**Problem description**:
Extract everything from the first line through the line with "const nchP = [28.5, 8, 3, 1, 18.5, 0.7, 8, 15.5];", both ends included, except for any pictures.

**Given data**:

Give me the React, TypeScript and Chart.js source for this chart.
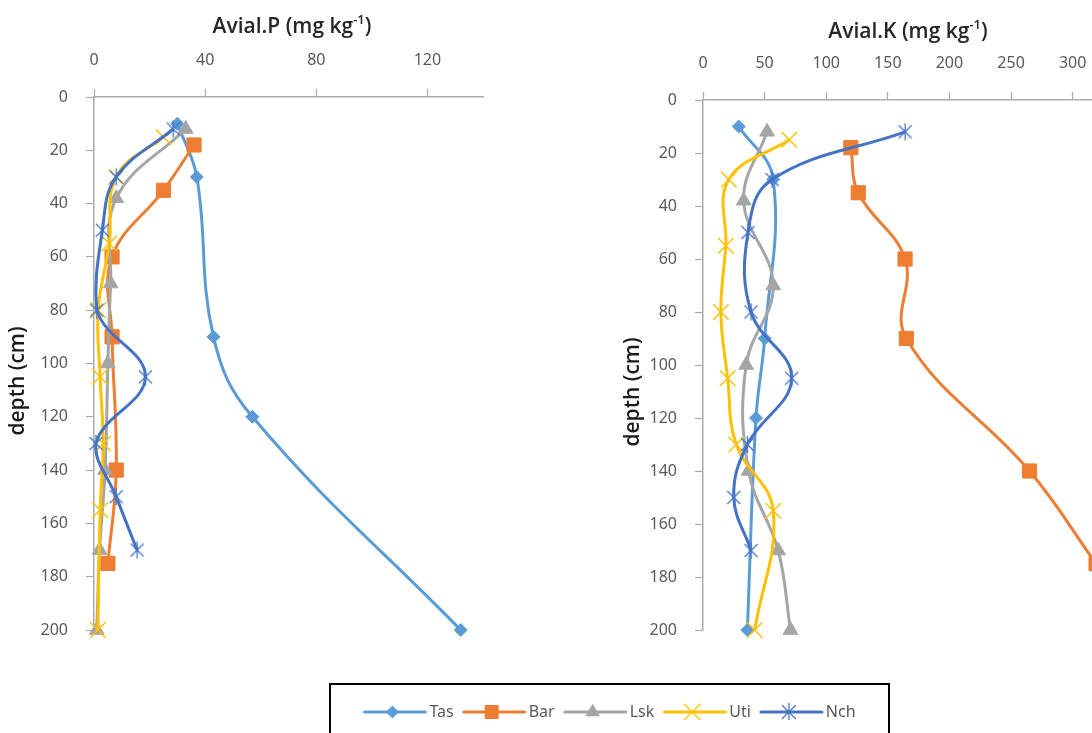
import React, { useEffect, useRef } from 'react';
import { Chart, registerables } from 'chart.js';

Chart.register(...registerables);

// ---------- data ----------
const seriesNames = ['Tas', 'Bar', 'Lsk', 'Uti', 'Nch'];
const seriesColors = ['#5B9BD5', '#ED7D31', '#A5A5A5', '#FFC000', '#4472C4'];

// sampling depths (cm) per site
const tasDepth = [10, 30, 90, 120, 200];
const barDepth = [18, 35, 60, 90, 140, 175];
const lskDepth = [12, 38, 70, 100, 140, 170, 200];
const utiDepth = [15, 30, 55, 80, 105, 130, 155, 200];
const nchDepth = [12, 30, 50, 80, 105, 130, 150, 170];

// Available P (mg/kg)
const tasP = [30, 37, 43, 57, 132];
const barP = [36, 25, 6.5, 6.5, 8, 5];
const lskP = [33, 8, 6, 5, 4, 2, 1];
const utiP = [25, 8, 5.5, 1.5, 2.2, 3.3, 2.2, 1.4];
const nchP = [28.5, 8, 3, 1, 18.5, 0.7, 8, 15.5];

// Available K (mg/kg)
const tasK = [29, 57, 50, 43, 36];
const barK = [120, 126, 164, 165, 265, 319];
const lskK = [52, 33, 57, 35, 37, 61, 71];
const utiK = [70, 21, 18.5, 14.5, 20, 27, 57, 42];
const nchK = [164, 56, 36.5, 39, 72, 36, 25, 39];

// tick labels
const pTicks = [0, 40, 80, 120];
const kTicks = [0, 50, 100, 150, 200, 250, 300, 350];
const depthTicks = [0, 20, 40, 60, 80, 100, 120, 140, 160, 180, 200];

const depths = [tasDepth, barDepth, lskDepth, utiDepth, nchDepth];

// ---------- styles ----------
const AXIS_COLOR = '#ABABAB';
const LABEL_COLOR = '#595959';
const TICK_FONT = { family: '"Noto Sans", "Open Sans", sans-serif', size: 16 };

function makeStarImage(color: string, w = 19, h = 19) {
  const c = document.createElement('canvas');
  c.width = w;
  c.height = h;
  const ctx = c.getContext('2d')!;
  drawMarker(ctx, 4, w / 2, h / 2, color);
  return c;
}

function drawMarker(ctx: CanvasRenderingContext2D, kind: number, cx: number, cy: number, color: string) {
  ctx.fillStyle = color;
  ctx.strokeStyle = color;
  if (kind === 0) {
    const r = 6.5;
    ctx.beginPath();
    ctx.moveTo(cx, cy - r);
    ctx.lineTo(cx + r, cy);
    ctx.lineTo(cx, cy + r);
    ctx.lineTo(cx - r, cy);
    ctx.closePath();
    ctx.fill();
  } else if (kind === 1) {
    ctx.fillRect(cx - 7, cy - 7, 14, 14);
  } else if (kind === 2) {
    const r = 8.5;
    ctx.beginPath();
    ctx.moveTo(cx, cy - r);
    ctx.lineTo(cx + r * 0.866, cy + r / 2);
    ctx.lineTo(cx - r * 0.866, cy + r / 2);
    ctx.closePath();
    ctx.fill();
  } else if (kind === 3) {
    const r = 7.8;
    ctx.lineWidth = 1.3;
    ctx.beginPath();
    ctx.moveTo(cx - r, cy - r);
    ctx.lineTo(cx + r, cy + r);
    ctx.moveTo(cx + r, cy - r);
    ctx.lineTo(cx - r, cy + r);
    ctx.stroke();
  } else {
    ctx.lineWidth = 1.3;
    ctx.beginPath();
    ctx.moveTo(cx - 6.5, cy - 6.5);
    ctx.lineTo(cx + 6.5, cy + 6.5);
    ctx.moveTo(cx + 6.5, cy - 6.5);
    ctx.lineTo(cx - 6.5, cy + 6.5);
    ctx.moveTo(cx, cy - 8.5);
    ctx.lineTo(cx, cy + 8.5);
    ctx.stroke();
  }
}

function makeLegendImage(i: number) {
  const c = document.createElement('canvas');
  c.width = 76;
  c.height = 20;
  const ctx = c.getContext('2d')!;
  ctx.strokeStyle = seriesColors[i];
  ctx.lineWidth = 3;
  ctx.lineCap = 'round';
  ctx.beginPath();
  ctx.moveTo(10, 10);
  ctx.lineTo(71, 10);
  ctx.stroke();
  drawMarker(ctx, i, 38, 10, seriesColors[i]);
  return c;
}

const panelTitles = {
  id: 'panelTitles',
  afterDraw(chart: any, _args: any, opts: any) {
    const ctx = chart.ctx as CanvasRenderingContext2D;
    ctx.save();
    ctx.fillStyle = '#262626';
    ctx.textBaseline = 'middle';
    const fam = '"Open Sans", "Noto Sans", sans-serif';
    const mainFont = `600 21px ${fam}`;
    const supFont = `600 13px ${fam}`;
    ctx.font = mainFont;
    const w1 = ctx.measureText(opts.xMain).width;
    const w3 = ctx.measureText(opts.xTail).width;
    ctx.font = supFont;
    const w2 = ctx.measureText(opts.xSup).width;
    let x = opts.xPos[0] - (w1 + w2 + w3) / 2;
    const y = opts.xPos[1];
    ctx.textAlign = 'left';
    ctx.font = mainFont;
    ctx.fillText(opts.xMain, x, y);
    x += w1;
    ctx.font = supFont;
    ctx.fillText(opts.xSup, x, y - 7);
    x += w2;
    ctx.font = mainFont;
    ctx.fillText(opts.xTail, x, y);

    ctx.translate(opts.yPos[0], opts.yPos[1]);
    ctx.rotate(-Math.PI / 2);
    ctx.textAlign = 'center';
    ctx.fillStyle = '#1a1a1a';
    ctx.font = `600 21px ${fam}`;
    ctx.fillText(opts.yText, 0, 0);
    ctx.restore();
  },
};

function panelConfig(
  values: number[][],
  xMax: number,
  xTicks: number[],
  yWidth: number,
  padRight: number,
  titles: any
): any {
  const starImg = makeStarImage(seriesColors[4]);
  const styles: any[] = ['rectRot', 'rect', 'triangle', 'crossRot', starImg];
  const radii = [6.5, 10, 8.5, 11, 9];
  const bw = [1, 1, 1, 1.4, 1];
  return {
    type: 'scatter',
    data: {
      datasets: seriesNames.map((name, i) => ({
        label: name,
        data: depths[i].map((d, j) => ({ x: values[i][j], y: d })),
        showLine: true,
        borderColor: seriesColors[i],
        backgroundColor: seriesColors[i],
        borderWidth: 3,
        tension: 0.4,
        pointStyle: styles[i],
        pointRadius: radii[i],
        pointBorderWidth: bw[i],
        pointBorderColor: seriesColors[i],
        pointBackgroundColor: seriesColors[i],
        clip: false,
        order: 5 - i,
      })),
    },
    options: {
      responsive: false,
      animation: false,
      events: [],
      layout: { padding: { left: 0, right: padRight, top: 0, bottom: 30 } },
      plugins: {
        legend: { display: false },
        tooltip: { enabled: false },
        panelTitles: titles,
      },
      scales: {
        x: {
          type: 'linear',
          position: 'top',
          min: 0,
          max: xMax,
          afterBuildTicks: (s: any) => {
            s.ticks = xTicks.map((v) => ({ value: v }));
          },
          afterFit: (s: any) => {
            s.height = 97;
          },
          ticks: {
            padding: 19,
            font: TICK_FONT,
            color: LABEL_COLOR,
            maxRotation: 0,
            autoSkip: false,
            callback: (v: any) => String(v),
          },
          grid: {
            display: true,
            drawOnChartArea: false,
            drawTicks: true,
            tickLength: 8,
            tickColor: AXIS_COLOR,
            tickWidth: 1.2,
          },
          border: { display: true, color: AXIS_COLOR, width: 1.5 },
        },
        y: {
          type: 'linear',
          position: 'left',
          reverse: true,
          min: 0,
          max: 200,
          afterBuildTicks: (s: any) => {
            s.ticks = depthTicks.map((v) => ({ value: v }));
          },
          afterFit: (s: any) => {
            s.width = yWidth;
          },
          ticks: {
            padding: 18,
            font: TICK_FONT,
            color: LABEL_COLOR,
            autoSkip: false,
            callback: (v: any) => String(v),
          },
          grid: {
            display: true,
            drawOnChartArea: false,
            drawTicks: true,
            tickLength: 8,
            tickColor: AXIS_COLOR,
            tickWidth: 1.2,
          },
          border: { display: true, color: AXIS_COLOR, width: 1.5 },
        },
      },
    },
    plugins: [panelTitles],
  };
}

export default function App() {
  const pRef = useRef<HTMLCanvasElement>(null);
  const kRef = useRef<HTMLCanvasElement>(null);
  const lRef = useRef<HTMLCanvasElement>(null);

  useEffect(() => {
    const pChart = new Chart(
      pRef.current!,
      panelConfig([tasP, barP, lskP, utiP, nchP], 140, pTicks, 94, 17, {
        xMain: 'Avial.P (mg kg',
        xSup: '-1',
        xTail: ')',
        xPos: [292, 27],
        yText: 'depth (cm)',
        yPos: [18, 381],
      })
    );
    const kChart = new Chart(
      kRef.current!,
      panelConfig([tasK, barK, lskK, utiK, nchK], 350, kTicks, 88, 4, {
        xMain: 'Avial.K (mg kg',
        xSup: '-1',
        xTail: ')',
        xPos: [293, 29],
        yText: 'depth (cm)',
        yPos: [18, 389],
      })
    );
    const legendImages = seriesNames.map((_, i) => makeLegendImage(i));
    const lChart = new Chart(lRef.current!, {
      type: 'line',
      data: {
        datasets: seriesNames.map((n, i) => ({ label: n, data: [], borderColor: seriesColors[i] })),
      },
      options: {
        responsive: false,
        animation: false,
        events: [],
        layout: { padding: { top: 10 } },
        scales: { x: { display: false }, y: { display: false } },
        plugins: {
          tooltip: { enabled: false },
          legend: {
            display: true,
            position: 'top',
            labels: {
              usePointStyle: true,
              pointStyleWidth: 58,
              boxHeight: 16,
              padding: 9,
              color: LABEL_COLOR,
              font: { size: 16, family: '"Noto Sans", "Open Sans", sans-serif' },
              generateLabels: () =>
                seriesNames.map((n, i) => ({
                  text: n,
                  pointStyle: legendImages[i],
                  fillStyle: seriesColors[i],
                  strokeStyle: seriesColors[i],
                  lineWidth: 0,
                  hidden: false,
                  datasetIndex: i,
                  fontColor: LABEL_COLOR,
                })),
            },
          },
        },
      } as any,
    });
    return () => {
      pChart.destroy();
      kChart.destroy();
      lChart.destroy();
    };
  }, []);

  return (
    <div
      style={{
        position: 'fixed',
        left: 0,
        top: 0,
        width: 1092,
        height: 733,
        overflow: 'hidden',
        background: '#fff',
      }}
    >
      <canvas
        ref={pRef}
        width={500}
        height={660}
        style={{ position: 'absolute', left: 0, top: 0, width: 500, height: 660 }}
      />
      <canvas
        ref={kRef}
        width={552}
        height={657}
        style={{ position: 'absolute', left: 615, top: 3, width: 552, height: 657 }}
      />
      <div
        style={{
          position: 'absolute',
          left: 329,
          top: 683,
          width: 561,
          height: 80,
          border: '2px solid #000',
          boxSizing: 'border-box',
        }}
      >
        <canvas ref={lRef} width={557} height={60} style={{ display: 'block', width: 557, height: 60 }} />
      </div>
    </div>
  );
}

**Response for this exercise**:
Give me the React, TypeScript and Chart.js source for this chart.
import React, { useEffect, useRef } from 'react';
import { Chart, registerables } from 'chart.js';

Chart.register(...registerables);

// ---------- data ----------
const seriesNames = ['Tas', 'Bar', 'Lsk', 'Uti', 'Nch'];
const seriesColors = ['#5B9BD5', '#ED7D31', '#A5A5A5', '#FFC000', '#4472C4'];

// sampling depths (cm) per site
const tasDepth = [10, 30, 90, 120, 200];
const barDepth = [18, 35, 60, 90, 140, 175];
const lskDepth = [12, 38, 70, 100, 140, 170, 200];
const utiDepth = [15, 30, 55, 80, 105, 130, 155, 200];
const nchDepth = [12, 30, 50, 80, 105, 130, 150, 170];

// Available P (mg/kg)
const tasP = [30, 37, 43, 57, 132];
const barP = [36, 25, 6.5, 6.5, 8, 5];
const lskP = [33, 8, 6, 5, 4, 2, 1];
const utiP = [25, 8, 5.5, 1.5, 2.2, 3.3, 2.2, 1.4];
const nchP = [28.5, 8, 3, 1, 18.5, 0.7, 8, 15.5];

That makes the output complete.